• Stored data:

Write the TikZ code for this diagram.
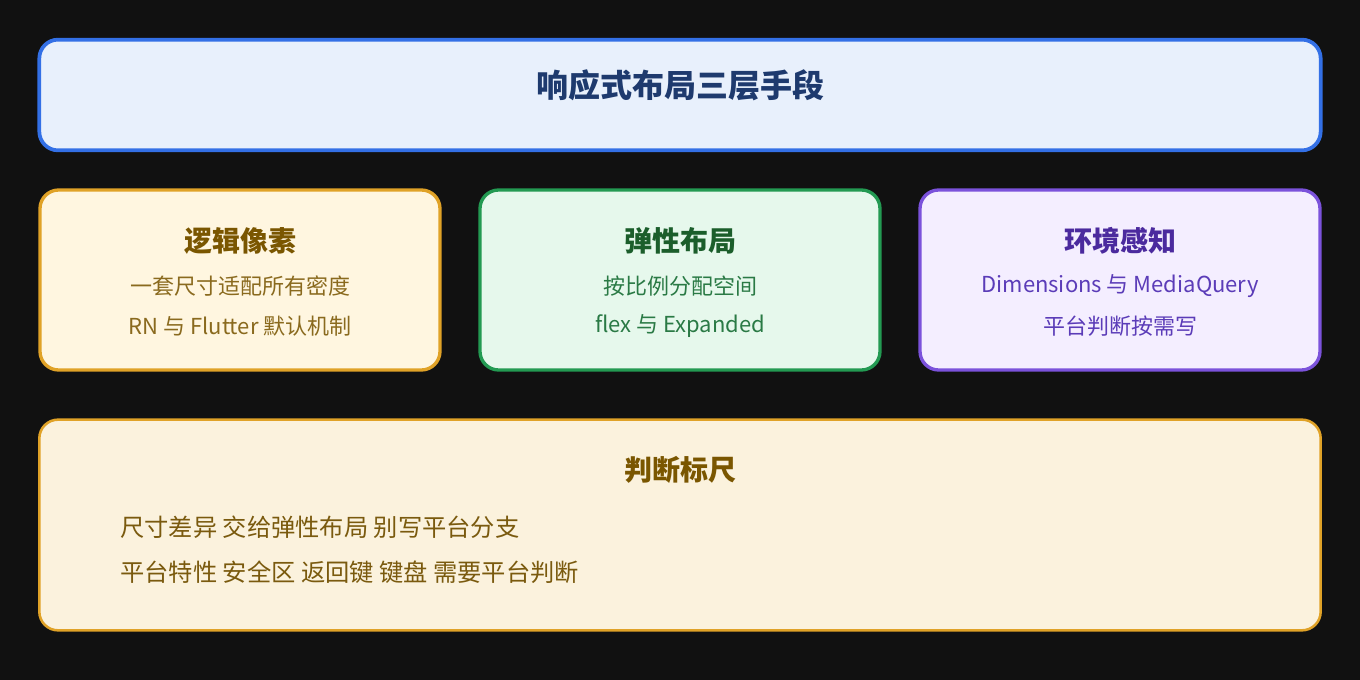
\documentclass[tikz,border=0pt]{standalone}
\usepackage{fontspec}
\setmainfont{Noto Sans CJK SC}
\usepackage{tikz}
\usetikzlibrary{positioning}

\definecolor{bgdark}{HTML}{111111}
\definecolor{headline}{HTML}{3370E6}
\definecolor{headfill}{HTML}{E8F0FC}
\definecolor{headtext}{HTML}{1E3A6E}
\definecolor{amberline}{HTML}{E0A227}
\definecolor{amberfill}{HTML}{FFF6E0}
\definecolor{ambertitle}{HTML}{7A5600}
\definecolor{ambertext}{HTML}{8A6A1E}
\definecolor{greenline}{HTML}{239A52}
\definecolor{greenfill}{HTML}{E6F8EC}
\definecolor{greentitle}{HTML}{1B5E2B}
\definecolor{greentext}{HTML}{2A7A45}
\definecolor{violetline}{HTML}{7B52DB}
\definecolor{violetfill}{HTML}{F4EEFF}
\definecolor{violettitle}{HTML}{4B2A9E}
\definecolor{violettext}{HTML}{5B3CB8}
\definecolor{rulerfill}{HTML}{FBF2DD}
\definecolor{rulertext}{HTML}{7A5A0E}

\begin{document}
\begin{tikzpicture}[x=0.75pt, y=-0.75pt,
        panel/.style={rectangle, rounded corners=14pt, line width=2.5pt, minimum width=300pt, minimum height=135pt},
        header/.style={rectangle, rounded corners=14pt, line width=2.8pt, draw=headline, fill=headfill, minimum width=961pt, minimum height=83pt},
        ruler/.style={rectangle, rounded corners=14pt, line width=1.9pt, draw=amberline, fill=rulerfill, minimum width=961pt, minimum height=158pt},
        cardtitle/.style={font=\bfseries\fontsize{21pt}{25pt}\selectfont},
        cardline/.style={font=\fontsize{16.5pt}{20pt}\selectfont},
        rulerline/.style={font=\fontsize{18.2pt}{22pt}\selectfont, text=rulertext, anchor=west, inner sep=0pt}
      ]
        \fill[bgdark] (0,0) rectangle (1360,680);

        % header
        \node[header] (head) at (680,95) {};
        \node[font=\bfseries\fontsize{24pt}{28pt}\selectfont, text=headtext] (headlabel) at (680,85) {响应式布局三层手段};

        % three means
        \node[panel, draw=amberline, fill=amberfill]   (pixel) at (240,280) {};
        \node[panel, draw=greenline, fill=greenfill]   (flex)  at (680,280) {};
        \node[panel, draw=violetline, fill=violetfill] (env)   at (1120,280) {};

        \node[cardtitle, text=ambertitle]  (pixeltitle) at (240,241) {逻辑像素};
        \node[cardline, text=ambertext]    (pixelone)   at (240,286) {一套尺寸适配所有密度};
        \node[cardline, text=ambertext]    (pixeltwo)   at (240,326) {RN 与 Flutter 默认机制};

        \node[cardtitle, text=greentitle]  (flextitle)  at (680,241) {弹性布局};
        \node[cardline, text=greentext]    (flexone)    at (680,286) {按比例分配空间};
        \node[cardline, text=greentext]    (flextwo)    at (680,326) {flex 与 Expanded};

        \node[cardtitle, text=violettitle] (envtitle)   at (1120,241) {环境感知};
        \node[cardline, text=violettext]   (envone)     at (1120,286) {Dimensions 与 MediaQuery};
        \node[cardline, text=violettext]   (envtwo)     at (1120,326) {平台判断按需写};

        % ruler
        \node[ruler] (judge) at (680,525) {};
        \node[cardtitle, text=ambertitle] (judgetitle) at (680,470) {判断标尺};
        \node[rulerline] (judgeone) at (120,527) {尺寸差异 交给弹性布局 别写平台分支};
        \node[rulerline] (judgetwo) at (120,572) {平台特性 安全区 返回键 键盘 需要平台判断};
      \end{tikzpicture}
\end{document}
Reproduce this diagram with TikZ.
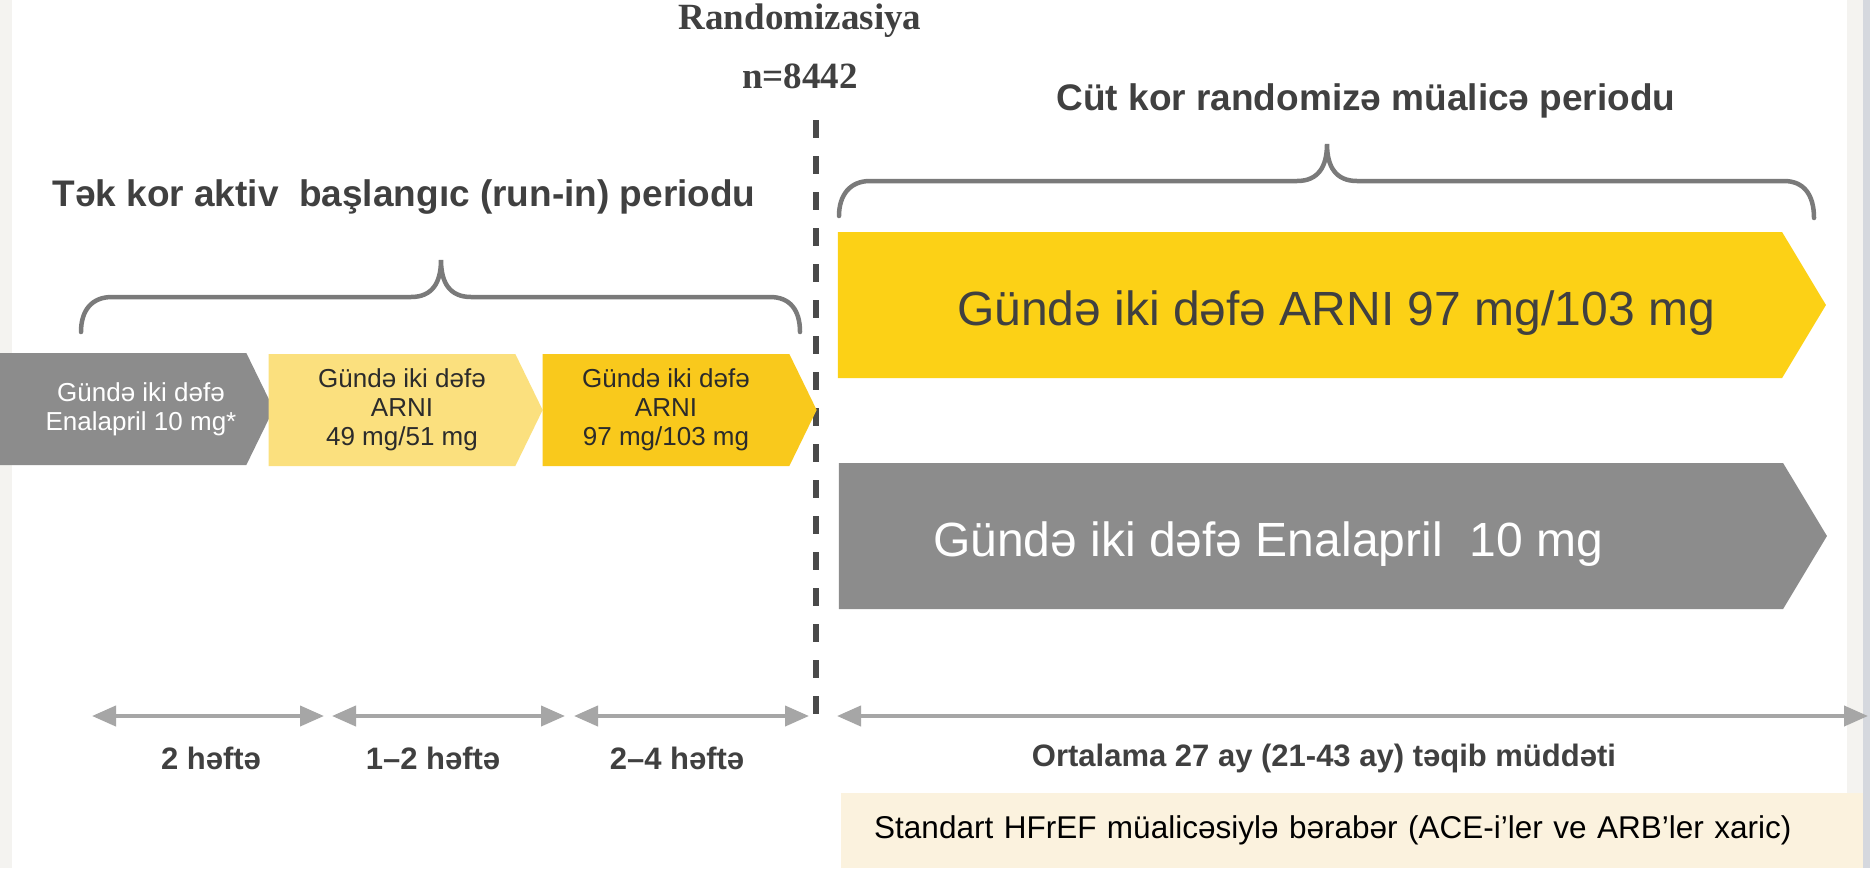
\documentclass[tikz,border=0pt]{standalone}
\usepackage{fontspec}
\setmainfont{Liberation Sans}
\newfontfamily\titlefont{Liberation Serif}
\usetikzlibrary{arrows.meta,shapes.symbols}
\definecolor{ink}{HTML}{404040}
\definecolor{ink2}{HTML}{2B2B2B}
\definecolor{greybar}{HTML}{8C8C8C}
\definecolor{yellowbar}{HTML}{FCD116}
\definecolor{yellowsoft}{HTML}{FBE07E}
\definecolor{yellowdeep}{HTML}{F9C91C}
\definecolor{bracegrey}{HTML}{7A7A7A}
\definecolor{spangrey}{HTML}{A6A6A6}
\definecolor{randgrey}{HTML}{4A4A4A}
\definecolor{cream}{HTML}{FBF2DE}
\definecolor{edge}{HTML}{F4F3F0}
\definecolor{edgeblue}{HTML}{D5D8DE}
\tikzset{
  every node/.style={text=ink},
  bar/.style={signal, signal to=east, draw=none, inner sep=0pt, align=center},
  bigbar/.style={bar, minimum width=988pt, minimum height=146pt, signal pointer angle=118, font=\fontsize{48}{56}\selectfont},
  smallbar/.style={bar, minimum width=274pt, minimum height=112pt, signal pointer angle=128, font=\fontsize{26}{29}\selectfont},
  heading/.style={font=\fontsize{37}{44}\selectfont\bfseries},
  randtitle/.style={font=\titlefont\fontsize{37}{44}\selectfont\bfseries},
  weeks/.style={font=\fontsize{31}{36}\selectfont\bfseries},
  bracepath/.style={draw=bracegrey, line width=4.5pt, line cap=round},
  spanarr/.style={{Triangle[length=24pt,width=20pt]}-{Triangle[length=24pt,width=20pt]}, draw=spangrey, line width=4pt},
  randline/.style={draw=randgrey, line width=6pt, dash pattern=on 18pt off 18pt},
}

\begin{document}
\begin{tikzpicture}[x=1pt, y=-1pt]
  \useasboundingbox (0,0) rectangle (1870,868);
  \fill[white] (0,0) rectangle (1870,868);
  % slide edges
  \fill[edge] (0,0) rectangle (12,868);
  \fill[edge] (1847,0) rectangle (1863,868);
  \fill[edgeblue] (1863,0) rectangle (1870,868);

  % ---- randomisation line ---------------------------------------------
  \node[randtitle] (rand) at (800,21) {Randomizasiya};
  \node[randtitle] (nrand) at (800,76) {n=8442};
  \coordinate (rtop) at (816,120);
  \coordinate (rbot) at (816,722);
  \draw[randline] (rtop) -- (rbot);

  % ---- run-in period --------------------------------------------------
  \node[heading] (runhead) at (404,197) {Tək kor aktiv\ \ başlangıc (run-in) periodu};
  \draw[bracepath] (81,332) .. controls (81,310) and (92,297) .. (112,297) -- (411,297)
    .. controls (432,297) and (441,283) .. (441,260)
    .. controls (441,283) and (450,297) .. (471,297) -- (770,297)
    .. controls (790,297) and (800,310) .. (800,332);
  \node[smallbar, fill=greybar, text=white] (run1) at (123,409)
    {\hspace*{36pt}Gündə iki dəfə\\\hspace*{36pt}Enalapril 10 mg*};
  \node[smallbar, fill=yellowsoft, text=ink2] (run2) at (392,410)
    {\hspace*{20pt}Gündə iki dəfə\\\hspace*{20pt}ARNI\\\hspace*{20pt}49 mg/51 mg};
  \node[smallbar, fill=yellowdeep, text=ink2] (run3) at (666,410) {Gündə iki dəfə\\ARNI\\97 mg/103 mg};

  % ---- double-blind period --------------------------------------------
  \node[heading] (dbhead) at (1366,101) {Cüt kor randomizə müalicə periodu};
  \draw[bracepath] (839,216) .. controls (839,195) and (850,181) .. (870,181) -- (1297,181)
    .. controls (1318,181) and (1327,167) .. (1327,144)
    .. controls (1327,167) and (1336,181) .. (1357,181) -- (1784,181)
    .. controls (1804,181) and (1814,195) .. (1814,218);
  \node[bigbar, fill=yellowbar] (arni) at (1310,305)
    {\raisebox{-8pt}[\height][\depth]{\hspace*{52pt}Gündə iki dəfə ARNI 97 mg/103 mg}};
  \node[bigbar, fill=greybar, text=white] (enal) at (1311,536)
    {\raisebox{-8pt}[\height][\depth]{Gündə iki dəfə Enalapril\ \ 10 mg\hspace*{86pt}}};

  % ---- durations ------------------------------------------------------
  \coordinate (d1a) at (92,716);  \coordinate (d1b) at (324,716);
  \coordinate (d2a) at (332,716); \coordinate (d2b) at (565,716);
  \coordinate (d3a) at (574,716); \coordinate (d3b) at (809,716);
  \coordinate (d4a) at (837,716); \coordinate (d4b) at (1868,716);
  \draw[spanarr] (d1a) -- (d1b);
  \draw[spanarr] (d2a) -- (d2b);
  \draw[spanarr] (d3a) -- (d3b);
  \draw[spanarr] (d4a) -- (d4b);
  \node[weeks] (w1) at (211,758) {2 həftə};
  \node[weeks] (w2) at (433,758) {1--2 həftə};
  \node[weeks] (w3) at (677,758) {2--4 həftə};
  \node[weeks] (w4) at (1324,758) {Ortalama 27 ay (21-43 ay) təqib müddəti};

  % background therapy
  \node[fill=cream, anchor=north west, minimum height=75pt, text width=956pt, inner xsep=33pt, inner ysep=0pt,
    align=left, text=black, font=\fontsize{31.5}{38}\selectfont] (std) at (841,793)
    {Standart HFrEF müalicəsiylə bərabər (ACE-i’ler ve ARB’ler xaric)};
\end{tikzpicture}
\end{document}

• Exercise aim:
Beginning with the first line of the records above, extract each line exactly through the line that holds "(0,0) rectangle (1360,680);", both ends included. Omit pictures.

• Expected answer:
Write the TikZ code for this diagram.
\documentclass[tikz,border=0pt]{standalone}
\usepackage{fontspec}
\setmainfont{Noto Sans CJK SC}
\usepackage{tikz}
\usetikzlibrary{positioning}

\definecolor{bgdark}{HTML}{111111}
\definecolor{headline}{HTML}{3370E6}
\definecolor{headfill}{HTML}{E8F0FC}
\definecolor{headtext}{HTML}{1E3A6E}
\definecolor{amberline}{HTML}{E0A227}
\definecolor{amberfill}{HTML}{FFF6E0}
\definecolor{ambertitle}{HTML}{7A5600}
\definecolor{ambertext}{HTML}{8A6A1E}
\definecolor{greenline}{HTML}{239A52}
\definecolor{greenfill}{HTML}{E6F8EC}
\definecolor{greentitle}{HTML}{1B5E2B}
\definecolor{greentext}{HTML}{2A7A45}
\definecolor{violetline}{HTML}{7B52DB}
\definecolor{violetfill}{HTML}{F4EEFF}
\definecolor{violettitle}{HTML}{4B2A9E}
\definecolor{violettext}{HTML}{5B3CB8}
\definecolor{rulerfill}{HTML}{FBF2DD}
\definecolor{rulertext}{HTML}{7A5A0E}

\begin{document}
\begin{tikzpicture}[x=0.75pt, y=-0.75pt,
        panel/.style={rectangle, rounded corners=14pt, line width=2.5pt, minimum width=300pt, minimum height=135pt},
        header/.style={rectangle, rounded corners=14pt, line width=2.8pt, draw=headline, fill=headfill, minimum width=961pt, minimum height=83pt},
        ruler/.style={rectangle, rounded corners=14pt, line width=1.9pt, draw=amberline, fill=rulerfill, minimum width=961pt, minimum height=158pt},
        cardtitle/.style={font=\bfseries\fontsize{21pt}{25pt}\selectfont},
        cardline/.style={font=\fontsize{16.5pt}{20pt}\selectfont},
        rulerline/.style={font=\fontsize{18.2pt}{22pt}\selectfont, text=rulertext, anchor=west, inner sep=0pt}
      ]
        \fill[bgdark] (0,0) rectangle (1360,680);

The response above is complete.